The knock-on effect of mandatory EPR is set to be heightened investment in infrastructure to support the sustainability of the recycling sector – from the waste pickers who collect recyclables, to the buy-back centres who purchase and re-sell the materials, and the large-scale recyclers who turn these into recyclate that can be made into new products.

Without EPR, we wouldn’t be able to scale collection and recycling rates sufficiently to make a meaningful difference to the amount of packaging waste that ends up in the environment each year,” she said.

Wadhwani said there was a delicate balance between collection, recycling capacity and demand for rPET in the recycling value chain.

“As the only Section 18-registered strapping producer in South Africa, our strapping helps to maintain that balance by providing another end-use market for rPET. Growth in rPET production and consumption is ultimately key to ensuring the sustainability of both the PET and recycling industry,” he said.

Describing the process of registering as a producer member of an experienced PRO like PETCO as “smooth and easy”, Wadhwani said: “PETCO onboarded us seamlessly, guiding us through the process of setting and measuring targets, and making a potentially complex compliance process seem like plain sailing.”

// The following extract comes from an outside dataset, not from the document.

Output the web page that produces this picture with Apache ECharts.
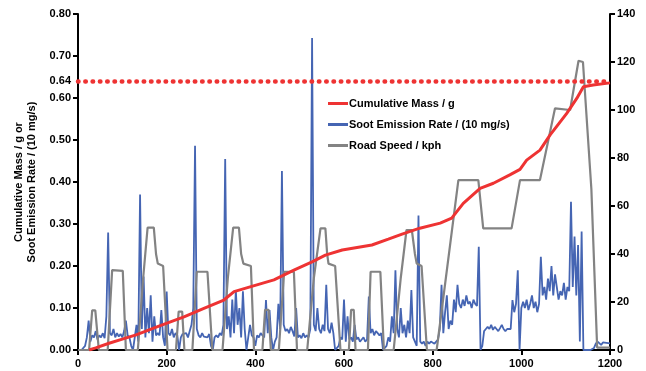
<!DOCTYPE html>
<html>
<head>
<meta charset="utf-8">
<script src="https://cdn.jsdelivr.net/npm/echarts@6/dist/echarts.min.js"></script>
<style>
  html, body { margin: 0; padding: 0; background: #fff; }
  #chart { width: 646px; height: 371px; }
</style>
</head>
<body>
<div id="chart"></div>
<script>
// 累计质量 (g), [time s, value]
const cumulativeMass = [
    [25, 0], [40, 0.005], [70, 0.016], [100, 0.026], [131, 0.036], [178, 0.055],
    [239, 0.079], [284, 0.099], [329, 0.119], [352, 0.139], [390, 0.151], [442, 0.167],
    [487, 0.19], [528, 0.21], [558, 0.226], [596, 0.238], [663, 0.25], [700, 0.264],
    [731, 0.276], [771, 0.29], [817, 0.302], [843, 0.314], [869, 0.349], [907, 0.385],
    [937, 0.397], [974, 0.417], [997, 0.43], [1012, 0.452], [1042, 0.476], [1065, 0.512],
    [1102, 0.563], [1125, 0.599], [1140, 0.627], [1162, 0.631], [1200, 0.636]
];

// 碳烟排放速率 (10 mg/s)
const sootRate = [
    [0, 0], [4, 0], [8, 0], [12, 0], [16, 0.01], [20, 0.03], [24, 0.07], [28, 0.02], [32, 0.035],
    [36, 0.03], [40, 0.045], [44, 0.025], [48, 0.035], [52, 0.03], [56, 0.04], [60, 0.028], [64, 0.08],
    [68, 0.28], [72, 0.04], [76, 0.035], [80, 0.05], [84, 0.03], [88, 0.04], [92, 0.032], [96, 0.038],
    [100, 0.03], [104, 0.045], [108, 0.07], [112, 0.035], [116, 0.03], [120, 0.01], [124, 0], [128, 0],
    [132, 0.06], [136, 0.02], [140, 0.37], [144, 0.05], [148, 0.175], [152, 0.03], [156, 0.1], [160, 0.04],
    [164, 0.13], [168, 0.02], [172, 0.08], [176, 0.035], [180, 0.04], [184, 0.035], [188, 0.095], [192, 0.03],
    [196, 0.01], [200, 0.139], [204, 0.04], [208, 0.035], [212, 0.05], [216, 0.03], [220, 0.04], [224, 0.035],
    [228, 0], [232, 0.03], [236, 0.038], [240, 0.035], [244, 0.04], [248, 0.03], [252, 0.045], [256, 0.06],
    [260, 0.1], [264, 0.486], [268, 0.05], [272, 0.035], [276, 0.03], [280, 0.04], [284, 0.032], [288, 0.035],
    [292, 0.03], [296, 0.038], [300, 0.01], [304, 0], [308, 0.03], [312, 0.035], [316, 0.03], [320, 0.04],
    [324, 0.035], [328, 0.06], [332, 0.455], [336, 0.05], [340, 0.08], [344, 0.03], [348, 0.12], [352, 0.04],
    [356, 0.143], [360, 0.06], [364, 0.1], [368, 0.03], [372, 0.14], [376, 0.05], [380, 0], [384, 0.03],
    [388, 0.06], [392, 0.035], [396, 0.03], [400, 0.01], [404, 0.035], [408, 0.03], [412, 0.04], [416, 0.035],
    [420, 0.03], [424, 0.119], [428, 0.04], [432, 0.095], [436, 0.03], [440, 0], [444, 0.02], [448, 0.03],
    [452, 0.11], [456, 0.05], [460, 0.426], [464, 0.06], [468, 0.045], [472, 0.05], [476, 0.04], [480, 0.055],
    [484, 0.045], [488, 0.032], [492, 0.1], [496, 0.03], [500, 0.035], [504, 0.028], [508, 0.04], [512, 0.03],
    [516, 0.035], [520, 0.03], [524, 0.05], [528, 0.743], [532, 0.06], [536, 0.045], [540, 0.1], [544, 0.05],
    [548, 0.04], [552, 0.06], [556, 0.045], [560, 0.155], [564, 0.05], [568, 0.04], [572, 0.065], [576, 0.04],
    [580, 0], [584, 0], [588, 0.01], [592, 0.03], [596, 0.025], [600, 0.12], [604, 0.02], [608, 0.08],
    [612, 0.025], [616, 0.03], [620, 0.02], [624, 0.06], [628, 0.025], [632, 0.03], [636, 0.02], [640, 0.025],
    [644, 0.03], [648, 0.02], [652, 0.025], [656, 0.127], [660, 0.04], [664, 0.05], [668, 0.035], [672, 0.045],
    [676, 0.04], [680, 0.035], [684, 0.04], [688, 0], [692, 0], [696, 0.01], [700, 0.03], [704, 0.02],
    [708, 0.08], [712, 0.04], [716, 0.19], [720, 0.05], [724, 0.03], [728, 0.1], [732, 0.04], [736, 0.06],
    [740, 0.03], [744, 0.07], [748, 0.04], [752, 0.143], [756, 0.03], [760, 0.02], [764, 0.01], [768, 0.32],
    [772, 0.02], [776, 0.015], [780, 0.02], [784, 0.01], [788, 0.02], [792, 0.015], [796, 0.02], [800, 0.018],
    [804, 0.015], [808, 0.02], [812, 0.025], [816, 0.05], [820, 0.155], [824, 0.04], [828, 0.09], [832, 0.13],
    [836, 0.05], [840, 0.07], [844, 0.06], [848, 0.12], [852, 0.09], [856, 0.155], [860, 0.11], [864, 0.1],
    [868, 0.12], [872, 0.105], [876, 0.13], [880, 0.11], [884, 0.115], [888, 0.1], [892, 0.12], [896, 0.11],
    [900, 0.105], [904, 0.246], [908, 0], [912, 0.01], [916, 0.045], [920, 0.05], [924, 0.055], [928, 0.05],
    [932, 0.06], [936, 0.048], [940, 0.055], [944, 0.05], [948, 0.045], [952, 0.052], [956, 0.06], [960, 0.05],
    [964, 0.045], [968, 0.05], [972, 0.048], [976, 0.05], [980, 0.119], [984, 0.09], [988, 0.11], [992, 0.19],
    [996, 0], [1000, 0.1], [1004, 0.115], [1008, 0.1], [1012, 0.12], [1016, 0.095], [1020, 0.11], [1024, 0.13],
    [1028, 0.1], [1032, 0.115], [1036, 0.09], [1040, 0.11], [1044, 0.222], [1048, 0.13], [1052, 0.15], [1056, 0.12],
    [1060, 0.17], [1064, 0.14], [1068, 0.2], [1072, 0.13], [1076, 0.18], [1080, 0.15], [1084, 0.12], [1088, 0.14],
    [1092, 0.13], [1096, 0.16], [1100, 0.12], [1104, 0.15], [1108, 0.14], [1112, 0.353], [1116, 0.15], [1120, 0.27],
    [1124, 0.13], [1128, 0.25], [1132, 0.02], [1136, 0.282], [1140, 0], [1144, 0], [1148, 0], [1152, 0],
    [1156, 0], [1160, 0], [1164, 0.005], [1168, 0.015], [1172, 0.02], [1176, 0.016], [1180, 0.012], [1184, 0.018],
    [1188, 0.015], [1192, 0.017], [1196, 0.014], [1200, 0.016]
];

// 车速 (kph)
const roadSpeed = [
    [0, 0], [25, 0], [32, 16.5], [39, 16.5], [47, 0], [67, 0], [77, 33.3], [101, 33], [108, 0],
    [135, 0], [147, 30], [157, 51], [171, 51], [176, 40], [180, 36], [192, 35], [202, 0],
    [221, 0], [227, 16], [235, 16], [240, 0], [258, 0], [268, 32.6], [292, 32.6], [303, 0],
    [326, 0], [338, 30], [350, 51], [363, 51], [368, 40], [373, 36], [390, 35], [397, 0],
    [416, 0], [422, 16.7], [430, 16.7], [435, 0], [453, 0], [465, 32.6], [487, 32.6], [494, 0],
    [517, 0], [532, 30], [547, 50.7], [558, 50.7], [562, 40], [565, 36], [580, 35], [592, 0],
    [611, 0], [616, 16.7], [622, 16.7], [626, 0], [654, 0], [660, 32.6], [682, 32.6], [690, 0],
    [712, 0], [728, 30], [741, 50], [753, 50], [760, 40], [764, 36], [775, 35], [787, 0],
    [809, 0], [858, 70.8], [903, 70.8], [914, 50.7], [978, 50.7], [997, 70.8], [1042, 70.8],
    [1076, 100.7], [1110, 100], [1129, 120.5], [1139, 120], [1158, 67], [1171, 1], [1200, 1]
];

const xTicks = { min: 0, max: 1200, interval: 200 };
const massTicks = { min: 0, max: 0.8, interval: 0.1 };
const speedTicks = { min: 0, max: 140, interval: 20 };
const targetMass = 0.64;

function drawSootChart(chartDom) {
    let myChart = echarts.getInstanceByDom(chartDom);
    if (myChart) myChart.dispose();
    myChart = echarts.init(chartDom);

    const labelStyle = {
        color: '#000',
        fontFamily: 'Liberation Sans',
        fontWeight: 'bold',
        fontSize: 11
    };
    const axisLine = { show: true, lineStyle: { color: '#000', width: 2 } };
    const axisTick = { show: true, length: 5, lineStyle: { color: '#000', width: 2 } };

    myChart.setOption({
        animation: false,
        grid: {
            left: 78,
            right: 36,
            top: 14,
            bottom: 21
        },
        legend: {
            orient: 'vertical',
            left: 323,
            top: 93,
            itemWidth: 20,
            itemHeight: 3,
            itemGap: 10,
            icon: 'rect',
            data: ['Cumulative Mass / g', 'Soot Emission Rate / (10 mg/s)', 'Road Speed / kph'],
            textStyle: { ...labelStyle, padding: [0, 0, 0, -4] }
        },
        xAxis: {
            type: 'value',
            ...xTicks,
            axisLine: axisLine,
            axisTick: axisTick,
            axisLabel: { ...labelStyle, margin: 8, formatter: (v) => String(v) },
            splitLine: { show: false }
        },
        yAxis: [{
            type: 'value',
            ...massTicks,
            name: 'Cumulative Mass / g or\nSoot Emission Rate / (10 mg/s)',
            nameLocation: 'middle',
            nameGap: 38,
            nameTextStyle: { ...labelStyle, lineHeight: 13 },
            axisLine: axisLine,
            axisTick: axisTick,
            axisLabel: {
                ...labelStyle,
                margin: 7,
                formatter: (v) => v.toFixed(2)
            },
            splitLine: { show: false }
        }, {
            type: 'value',
            ...speedTicks,
            position: 'right',
            axisLine: axisLine,
            axisTick: axisTick,
            axisLabel: { ...labelStyle, margin: 7 },
            splitLine: { show: false }
        }],
        series: [{
            name: 'Soot Emission Rate / (10 mg/s)',
            type: 'line',
            yAxisIndex: 0,
            data: sootRate,
            symbol: 'none',
            color: '#4565b3',
            lineStyle: { color: '#4565b3', width: 1.8 }
        }, {
            name: 'Road Speed / kph',
            type: 'line',
            yAxisIndex: 1,
            data: roadSpeed,
            symbol: 'none',
            color: '#838383',
            lineStyle: { color: '#838383', width: 2.2 }
        }, {
            name: 'Cumulative Mass / g',
            type: 'line',
            yAxisIndex: 0,
            data: cumulativeMass,
            symbol: 'none',
            color: '#ee3333',
            lineStyle: { color: '#ee3333', width: 3 },
            markLine: {
                silent: true,
                symbol: 'none',
                lineStyle: {
                    color: '#ee3333',
                    width: 4.5,
                    type: [0.5, 6.8],
                    cap: 'round'
                },
                label: {
                    show: true,
                    position: 'start',
                    distance: 7,
                    formatter: '0.64',
                    ...labelStyle
                },
                data: [{ yAxis: targetMass }]
            }
        }]
    });

    window.onresize = function () {
        myChart.resize();
    };
}

drawSootChart(document.getElementById('chart'));
</script>
</body>
</html>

Scholtz attributed this ease to the knowledge and experience born of 17 years’ operating as a voluntary EPR body.

“We’ve always had audited collection and recycling figures which allowed us to demonstrate a direct link between waste collection and recycling targets,” she explained.

Although PETCO will have to adapt slightly to meet mandatory EPR requirements and support new members in new ways, we do have the advantage of experience over other PROs who may just be getting started.

Strapping falls into the PET flexibles category where legislated targets state that 50% of the product must comprise rPET, 10% must be collected, and 9% recycled. PETCO and Extrupet will be working together to achieve these mandated targets.

“Mandatory EPR has created a space for us to expand our services, starting with a natural extension of the post-consumer PET bottles by including the bottle caps and labels,” Scholtz said. “Extrupet’s inclusion as a strapping producer also broadens PETCO’s portfolio of products for which we offer an EPR scheme.”